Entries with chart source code
_ _ _

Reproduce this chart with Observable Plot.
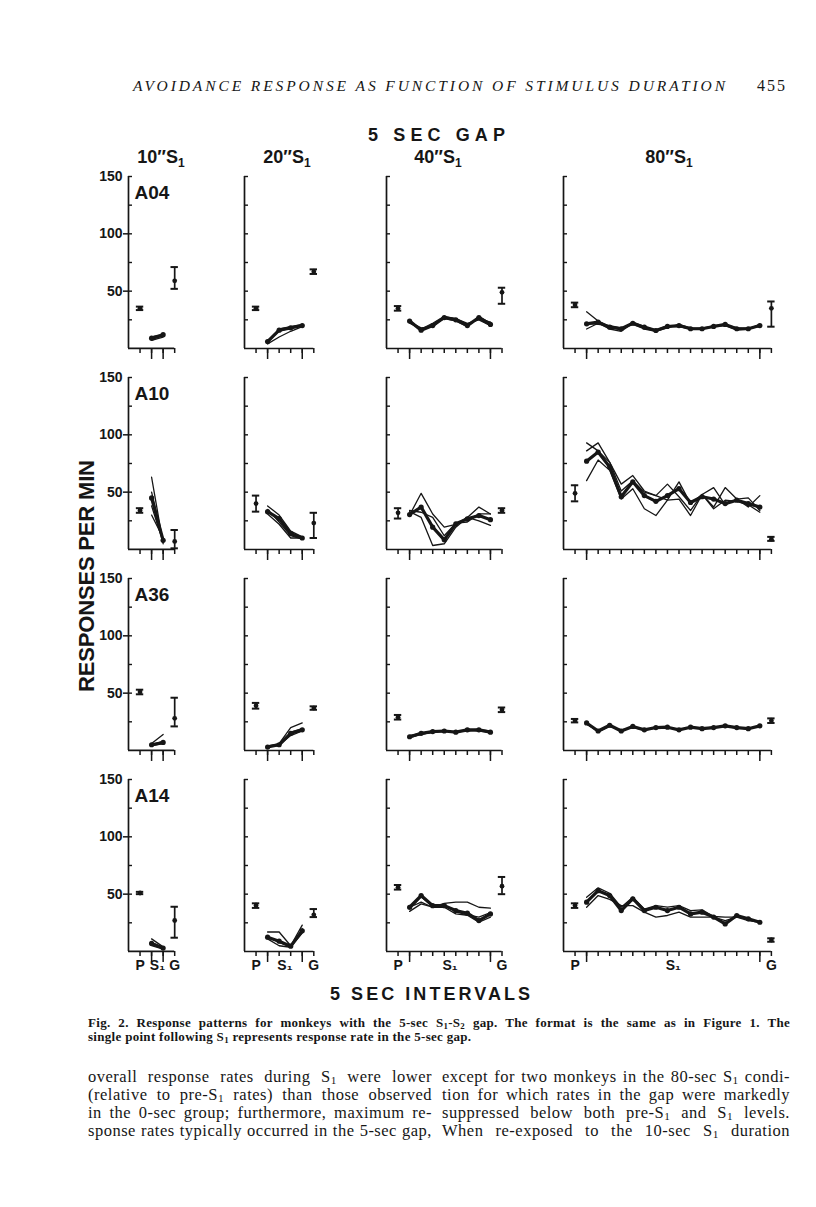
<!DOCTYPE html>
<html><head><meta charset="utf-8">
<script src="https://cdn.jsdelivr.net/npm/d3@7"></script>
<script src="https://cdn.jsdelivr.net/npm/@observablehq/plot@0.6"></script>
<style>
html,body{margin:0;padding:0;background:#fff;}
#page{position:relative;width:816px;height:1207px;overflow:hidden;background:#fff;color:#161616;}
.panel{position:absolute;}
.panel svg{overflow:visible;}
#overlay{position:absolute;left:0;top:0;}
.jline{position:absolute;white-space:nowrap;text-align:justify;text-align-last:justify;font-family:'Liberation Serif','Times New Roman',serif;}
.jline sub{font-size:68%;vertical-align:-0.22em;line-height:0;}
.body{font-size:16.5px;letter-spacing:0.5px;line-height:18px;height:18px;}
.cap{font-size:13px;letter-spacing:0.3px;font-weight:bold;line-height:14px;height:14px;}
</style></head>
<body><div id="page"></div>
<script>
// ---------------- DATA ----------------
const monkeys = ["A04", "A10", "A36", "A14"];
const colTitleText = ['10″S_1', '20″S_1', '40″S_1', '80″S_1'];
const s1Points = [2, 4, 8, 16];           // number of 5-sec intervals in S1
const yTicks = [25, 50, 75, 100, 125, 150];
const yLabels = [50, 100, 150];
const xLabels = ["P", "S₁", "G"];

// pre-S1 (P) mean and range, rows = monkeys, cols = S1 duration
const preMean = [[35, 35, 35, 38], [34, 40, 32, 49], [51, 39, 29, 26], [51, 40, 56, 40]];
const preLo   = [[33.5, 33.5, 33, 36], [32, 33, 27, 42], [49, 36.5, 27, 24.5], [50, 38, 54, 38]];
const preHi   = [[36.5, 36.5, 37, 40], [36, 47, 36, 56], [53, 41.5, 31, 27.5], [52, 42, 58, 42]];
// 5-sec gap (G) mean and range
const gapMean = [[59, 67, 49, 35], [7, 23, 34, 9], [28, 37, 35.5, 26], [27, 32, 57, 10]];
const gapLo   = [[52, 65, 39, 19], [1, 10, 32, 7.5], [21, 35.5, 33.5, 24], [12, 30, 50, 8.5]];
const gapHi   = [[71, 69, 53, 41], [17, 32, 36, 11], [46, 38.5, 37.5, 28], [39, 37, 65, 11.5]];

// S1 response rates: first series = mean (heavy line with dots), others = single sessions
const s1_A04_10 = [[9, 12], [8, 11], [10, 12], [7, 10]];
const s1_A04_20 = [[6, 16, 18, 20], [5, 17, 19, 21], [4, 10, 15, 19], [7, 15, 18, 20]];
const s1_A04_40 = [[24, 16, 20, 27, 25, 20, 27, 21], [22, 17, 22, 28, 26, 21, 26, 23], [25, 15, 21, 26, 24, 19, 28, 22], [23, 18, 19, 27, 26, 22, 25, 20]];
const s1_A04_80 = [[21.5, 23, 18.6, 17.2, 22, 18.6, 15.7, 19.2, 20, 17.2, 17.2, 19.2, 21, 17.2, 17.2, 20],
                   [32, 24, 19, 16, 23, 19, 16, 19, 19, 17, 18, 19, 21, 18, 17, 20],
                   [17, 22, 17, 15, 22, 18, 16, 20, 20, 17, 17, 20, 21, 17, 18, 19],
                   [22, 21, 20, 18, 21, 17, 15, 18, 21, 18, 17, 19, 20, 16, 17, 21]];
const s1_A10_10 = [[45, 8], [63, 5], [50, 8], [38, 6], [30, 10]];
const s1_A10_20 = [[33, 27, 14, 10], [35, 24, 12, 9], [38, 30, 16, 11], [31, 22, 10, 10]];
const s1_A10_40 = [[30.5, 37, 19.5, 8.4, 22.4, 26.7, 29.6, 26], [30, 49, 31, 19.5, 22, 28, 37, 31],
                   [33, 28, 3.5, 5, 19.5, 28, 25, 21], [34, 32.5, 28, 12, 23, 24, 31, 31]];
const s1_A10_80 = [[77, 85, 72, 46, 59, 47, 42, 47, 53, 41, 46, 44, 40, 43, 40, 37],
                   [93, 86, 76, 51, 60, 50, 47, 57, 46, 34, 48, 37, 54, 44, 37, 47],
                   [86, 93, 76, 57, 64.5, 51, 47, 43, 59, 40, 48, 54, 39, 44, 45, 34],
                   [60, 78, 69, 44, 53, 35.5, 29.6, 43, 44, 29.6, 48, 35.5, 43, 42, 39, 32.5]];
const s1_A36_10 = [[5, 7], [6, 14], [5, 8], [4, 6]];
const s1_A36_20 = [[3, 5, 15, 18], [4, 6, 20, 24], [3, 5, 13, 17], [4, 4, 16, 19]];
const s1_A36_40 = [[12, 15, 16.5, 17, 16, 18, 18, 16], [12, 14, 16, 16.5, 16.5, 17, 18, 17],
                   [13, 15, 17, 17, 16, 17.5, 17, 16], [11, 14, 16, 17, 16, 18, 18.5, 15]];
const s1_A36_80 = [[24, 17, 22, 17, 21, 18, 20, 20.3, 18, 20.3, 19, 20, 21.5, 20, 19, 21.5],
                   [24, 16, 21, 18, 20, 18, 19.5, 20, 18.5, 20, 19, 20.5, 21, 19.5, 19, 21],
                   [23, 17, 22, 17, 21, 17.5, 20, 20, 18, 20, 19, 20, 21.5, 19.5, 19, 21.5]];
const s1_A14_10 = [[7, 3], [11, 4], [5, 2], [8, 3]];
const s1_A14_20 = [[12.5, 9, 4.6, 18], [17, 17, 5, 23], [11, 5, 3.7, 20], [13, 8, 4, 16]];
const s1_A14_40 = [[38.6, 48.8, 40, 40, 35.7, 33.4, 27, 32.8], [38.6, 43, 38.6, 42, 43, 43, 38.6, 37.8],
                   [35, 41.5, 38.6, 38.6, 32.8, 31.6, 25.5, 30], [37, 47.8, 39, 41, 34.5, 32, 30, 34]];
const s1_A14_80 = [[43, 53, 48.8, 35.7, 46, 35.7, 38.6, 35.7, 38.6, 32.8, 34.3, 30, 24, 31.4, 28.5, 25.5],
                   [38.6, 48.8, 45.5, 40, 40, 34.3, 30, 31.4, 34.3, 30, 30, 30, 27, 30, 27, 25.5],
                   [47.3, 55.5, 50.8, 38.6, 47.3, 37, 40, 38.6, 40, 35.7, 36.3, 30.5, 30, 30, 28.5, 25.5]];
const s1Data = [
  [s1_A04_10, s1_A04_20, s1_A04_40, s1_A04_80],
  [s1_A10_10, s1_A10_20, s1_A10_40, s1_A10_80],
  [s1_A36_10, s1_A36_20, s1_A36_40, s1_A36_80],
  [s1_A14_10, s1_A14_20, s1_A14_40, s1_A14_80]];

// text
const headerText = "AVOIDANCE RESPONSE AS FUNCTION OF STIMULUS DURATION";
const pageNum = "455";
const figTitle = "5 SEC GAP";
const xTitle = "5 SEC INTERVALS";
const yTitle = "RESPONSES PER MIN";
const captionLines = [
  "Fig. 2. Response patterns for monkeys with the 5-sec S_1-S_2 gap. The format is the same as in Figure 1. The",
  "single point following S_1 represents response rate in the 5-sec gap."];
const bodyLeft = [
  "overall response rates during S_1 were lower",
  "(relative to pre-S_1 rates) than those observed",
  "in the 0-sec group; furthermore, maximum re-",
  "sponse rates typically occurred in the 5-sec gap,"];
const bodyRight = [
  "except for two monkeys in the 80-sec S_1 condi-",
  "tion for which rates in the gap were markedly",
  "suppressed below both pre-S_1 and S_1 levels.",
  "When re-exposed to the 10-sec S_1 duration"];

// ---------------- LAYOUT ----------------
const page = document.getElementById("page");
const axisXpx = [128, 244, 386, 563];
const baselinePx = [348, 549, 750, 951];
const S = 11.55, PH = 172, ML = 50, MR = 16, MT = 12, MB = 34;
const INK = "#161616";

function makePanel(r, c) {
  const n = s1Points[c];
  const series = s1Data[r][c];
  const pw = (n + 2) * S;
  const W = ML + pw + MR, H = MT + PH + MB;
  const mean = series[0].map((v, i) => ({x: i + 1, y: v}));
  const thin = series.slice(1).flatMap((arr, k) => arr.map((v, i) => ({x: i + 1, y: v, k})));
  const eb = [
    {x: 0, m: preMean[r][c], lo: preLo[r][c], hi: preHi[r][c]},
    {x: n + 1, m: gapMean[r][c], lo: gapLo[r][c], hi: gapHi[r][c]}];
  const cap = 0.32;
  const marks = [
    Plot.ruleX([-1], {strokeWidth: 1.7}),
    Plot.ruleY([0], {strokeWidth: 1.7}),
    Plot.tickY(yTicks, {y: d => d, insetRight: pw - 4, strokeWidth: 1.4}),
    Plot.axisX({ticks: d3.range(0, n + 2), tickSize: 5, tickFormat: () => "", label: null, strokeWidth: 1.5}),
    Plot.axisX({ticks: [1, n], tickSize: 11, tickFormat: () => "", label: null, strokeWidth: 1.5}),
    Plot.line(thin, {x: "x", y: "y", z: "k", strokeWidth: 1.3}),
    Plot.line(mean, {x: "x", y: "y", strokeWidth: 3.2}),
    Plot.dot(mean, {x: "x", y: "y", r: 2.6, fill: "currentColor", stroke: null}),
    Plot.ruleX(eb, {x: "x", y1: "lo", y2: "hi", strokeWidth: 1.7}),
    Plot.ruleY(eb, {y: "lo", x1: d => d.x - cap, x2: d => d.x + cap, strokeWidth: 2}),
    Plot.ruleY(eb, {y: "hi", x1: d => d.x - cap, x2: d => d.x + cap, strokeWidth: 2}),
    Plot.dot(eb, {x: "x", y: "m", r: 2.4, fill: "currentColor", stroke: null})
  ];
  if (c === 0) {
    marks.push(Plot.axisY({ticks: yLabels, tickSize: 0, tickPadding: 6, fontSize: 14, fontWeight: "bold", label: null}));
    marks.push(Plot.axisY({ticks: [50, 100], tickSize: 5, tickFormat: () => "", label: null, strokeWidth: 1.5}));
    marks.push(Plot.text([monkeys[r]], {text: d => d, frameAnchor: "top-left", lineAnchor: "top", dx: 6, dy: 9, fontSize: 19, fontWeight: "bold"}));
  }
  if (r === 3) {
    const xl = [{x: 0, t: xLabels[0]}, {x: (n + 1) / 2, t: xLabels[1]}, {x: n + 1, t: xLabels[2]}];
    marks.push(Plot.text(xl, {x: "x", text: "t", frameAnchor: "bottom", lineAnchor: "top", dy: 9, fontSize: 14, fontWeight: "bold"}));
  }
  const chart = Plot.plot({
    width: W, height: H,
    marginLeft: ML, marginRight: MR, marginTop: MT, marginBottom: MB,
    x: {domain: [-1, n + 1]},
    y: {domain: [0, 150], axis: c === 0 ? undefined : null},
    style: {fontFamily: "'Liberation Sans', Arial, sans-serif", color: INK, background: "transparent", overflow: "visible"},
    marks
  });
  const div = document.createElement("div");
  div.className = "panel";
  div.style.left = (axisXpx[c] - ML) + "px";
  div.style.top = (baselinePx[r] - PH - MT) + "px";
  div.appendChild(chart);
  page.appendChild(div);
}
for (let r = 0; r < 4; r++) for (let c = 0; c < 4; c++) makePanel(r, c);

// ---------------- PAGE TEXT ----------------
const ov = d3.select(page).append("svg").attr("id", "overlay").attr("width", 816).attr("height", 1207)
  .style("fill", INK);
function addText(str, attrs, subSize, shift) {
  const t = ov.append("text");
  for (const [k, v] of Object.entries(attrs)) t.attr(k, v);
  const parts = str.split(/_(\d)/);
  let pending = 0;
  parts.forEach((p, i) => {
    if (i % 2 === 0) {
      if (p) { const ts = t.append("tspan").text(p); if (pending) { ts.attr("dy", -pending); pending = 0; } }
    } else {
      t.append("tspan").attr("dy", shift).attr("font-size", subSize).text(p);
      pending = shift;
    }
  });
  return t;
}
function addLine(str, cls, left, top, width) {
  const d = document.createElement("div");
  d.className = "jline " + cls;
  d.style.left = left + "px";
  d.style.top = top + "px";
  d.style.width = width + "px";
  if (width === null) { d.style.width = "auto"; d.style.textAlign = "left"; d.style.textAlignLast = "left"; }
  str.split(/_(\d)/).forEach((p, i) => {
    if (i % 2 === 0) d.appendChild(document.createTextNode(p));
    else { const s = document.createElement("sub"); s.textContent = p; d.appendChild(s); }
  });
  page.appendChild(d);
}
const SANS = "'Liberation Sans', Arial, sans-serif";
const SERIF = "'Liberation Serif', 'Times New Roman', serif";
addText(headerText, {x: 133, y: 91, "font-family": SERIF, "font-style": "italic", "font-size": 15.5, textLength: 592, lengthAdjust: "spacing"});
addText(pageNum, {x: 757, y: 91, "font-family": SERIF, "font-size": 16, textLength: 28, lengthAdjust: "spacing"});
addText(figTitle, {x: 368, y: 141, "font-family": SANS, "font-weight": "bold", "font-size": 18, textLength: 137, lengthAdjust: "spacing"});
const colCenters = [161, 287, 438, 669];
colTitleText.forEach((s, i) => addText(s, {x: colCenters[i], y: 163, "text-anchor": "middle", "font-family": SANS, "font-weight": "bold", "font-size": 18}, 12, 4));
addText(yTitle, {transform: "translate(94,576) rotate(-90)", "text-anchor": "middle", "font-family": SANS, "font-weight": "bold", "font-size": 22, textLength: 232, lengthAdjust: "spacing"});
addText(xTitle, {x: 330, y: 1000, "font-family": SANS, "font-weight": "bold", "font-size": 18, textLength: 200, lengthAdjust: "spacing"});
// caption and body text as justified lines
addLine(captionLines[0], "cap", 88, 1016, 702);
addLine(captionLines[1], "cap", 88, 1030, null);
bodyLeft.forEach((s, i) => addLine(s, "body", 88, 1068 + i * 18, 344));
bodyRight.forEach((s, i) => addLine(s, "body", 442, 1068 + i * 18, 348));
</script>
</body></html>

_ _ _

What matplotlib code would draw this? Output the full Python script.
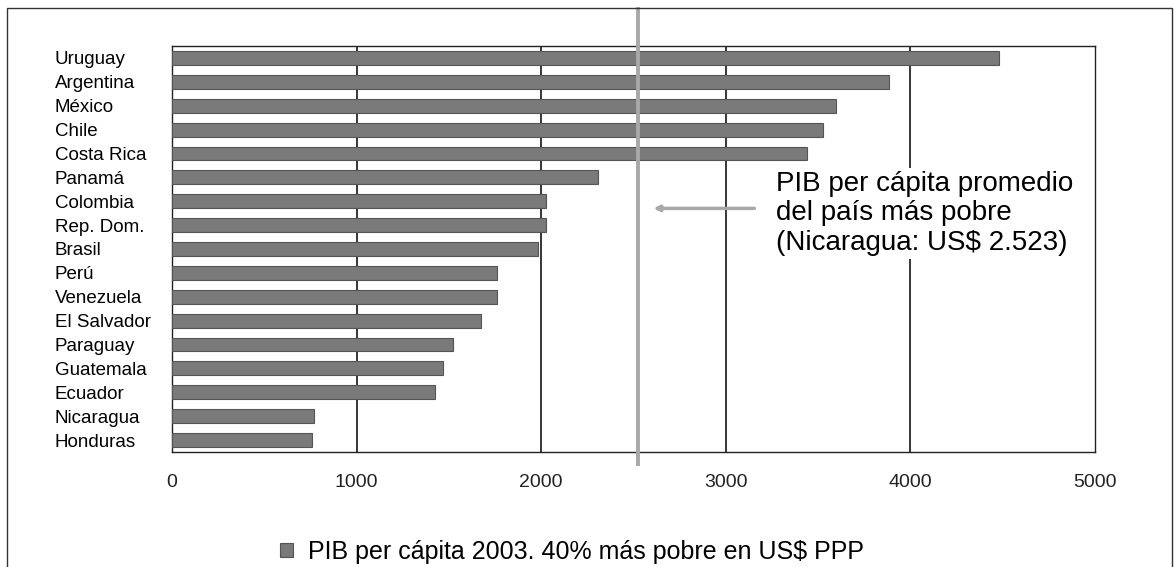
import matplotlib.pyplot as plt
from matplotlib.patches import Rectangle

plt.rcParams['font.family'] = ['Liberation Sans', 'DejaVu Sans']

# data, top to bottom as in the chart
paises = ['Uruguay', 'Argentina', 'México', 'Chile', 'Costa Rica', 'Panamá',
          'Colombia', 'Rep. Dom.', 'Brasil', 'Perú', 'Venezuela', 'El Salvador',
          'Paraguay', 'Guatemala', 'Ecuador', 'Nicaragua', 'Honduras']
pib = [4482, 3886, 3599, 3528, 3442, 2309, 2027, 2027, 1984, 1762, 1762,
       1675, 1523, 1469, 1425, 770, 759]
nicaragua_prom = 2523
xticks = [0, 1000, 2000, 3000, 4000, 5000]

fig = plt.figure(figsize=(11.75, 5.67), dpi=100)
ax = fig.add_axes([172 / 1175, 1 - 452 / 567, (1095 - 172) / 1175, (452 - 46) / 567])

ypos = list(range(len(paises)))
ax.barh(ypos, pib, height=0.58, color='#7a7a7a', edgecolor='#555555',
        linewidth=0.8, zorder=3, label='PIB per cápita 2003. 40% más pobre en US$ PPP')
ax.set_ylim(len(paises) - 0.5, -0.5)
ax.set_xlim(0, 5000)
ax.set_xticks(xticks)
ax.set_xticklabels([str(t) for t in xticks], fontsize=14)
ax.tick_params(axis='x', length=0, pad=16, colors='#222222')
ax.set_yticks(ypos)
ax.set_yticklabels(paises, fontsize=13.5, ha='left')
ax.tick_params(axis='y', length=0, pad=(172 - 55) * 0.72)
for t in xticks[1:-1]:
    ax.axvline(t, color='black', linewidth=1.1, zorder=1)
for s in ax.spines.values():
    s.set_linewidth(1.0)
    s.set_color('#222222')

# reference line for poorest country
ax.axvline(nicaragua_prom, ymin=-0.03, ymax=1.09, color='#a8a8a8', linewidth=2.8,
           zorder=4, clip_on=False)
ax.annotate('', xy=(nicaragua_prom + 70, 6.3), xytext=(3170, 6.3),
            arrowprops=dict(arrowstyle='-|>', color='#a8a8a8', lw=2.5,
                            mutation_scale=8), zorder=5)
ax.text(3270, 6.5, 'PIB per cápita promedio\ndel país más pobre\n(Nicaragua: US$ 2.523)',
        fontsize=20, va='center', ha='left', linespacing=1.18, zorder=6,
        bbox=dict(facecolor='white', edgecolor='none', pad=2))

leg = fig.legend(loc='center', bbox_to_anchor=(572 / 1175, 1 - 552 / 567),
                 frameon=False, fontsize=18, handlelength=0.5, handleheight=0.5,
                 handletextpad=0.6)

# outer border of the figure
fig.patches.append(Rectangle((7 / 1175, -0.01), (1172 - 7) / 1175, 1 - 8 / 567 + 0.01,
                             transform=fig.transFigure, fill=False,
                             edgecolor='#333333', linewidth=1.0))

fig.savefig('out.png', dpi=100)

_ _ _

● **Instruction**: Among the lines above, how many contain the string "script"? State the number alone.

● **Result of this task**: 5